Dubai: A steady flow of Eurobond issuance by Saudi Arabia, portfolio investments will be the main driver of foreign inflows to the Kingdom this year, said analysts at the Institute of International Finance (IIF).
“Despite the recent weaker performance of Saudi Arabia’s largest sectors — banking and energy — the rationale for investors’ interest in Saudi Arabia’s stocks can be explained by portfolio re-allocation benefits. Monthly returns on investment in Saudi Arabia’s stock index show lower sensitivity to other emerging and developed markets,” said Boban Markovic, senior analyst at the IIF.
With the local currency pegged to the US dollar and backed by large foreign reserves, analysts said exposure to Saudi Arabia’s market represents a natural currency hedge for investors.
Experience shows that equity markets frequently rally after upgrade announcements but retract after the upgrade itself. This pattern was seen in the UAE, Qatar, and Pakistan.

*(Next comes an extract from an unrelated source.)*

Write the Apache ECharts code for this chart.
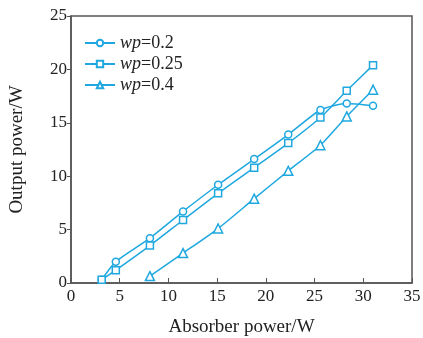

“While Saudi Arabia has shown a similar increase after the announcement, there is a reason to think that a major correction will not necessarily occur, unless global oil prices fall to well below $55 [Dh201.9] per barrel. First, foreign equity inflows remained high after the first phase of the upgrade. Second, the Saudi market is bigger, and more liquid compared to other markets in the region that joined the MSCI EM index recently. Third, many diversified portfolios are unlikely to ignore Saudi Arabia as the EM investment destination,” said Garbis Iradian, Chief Economist, Mena.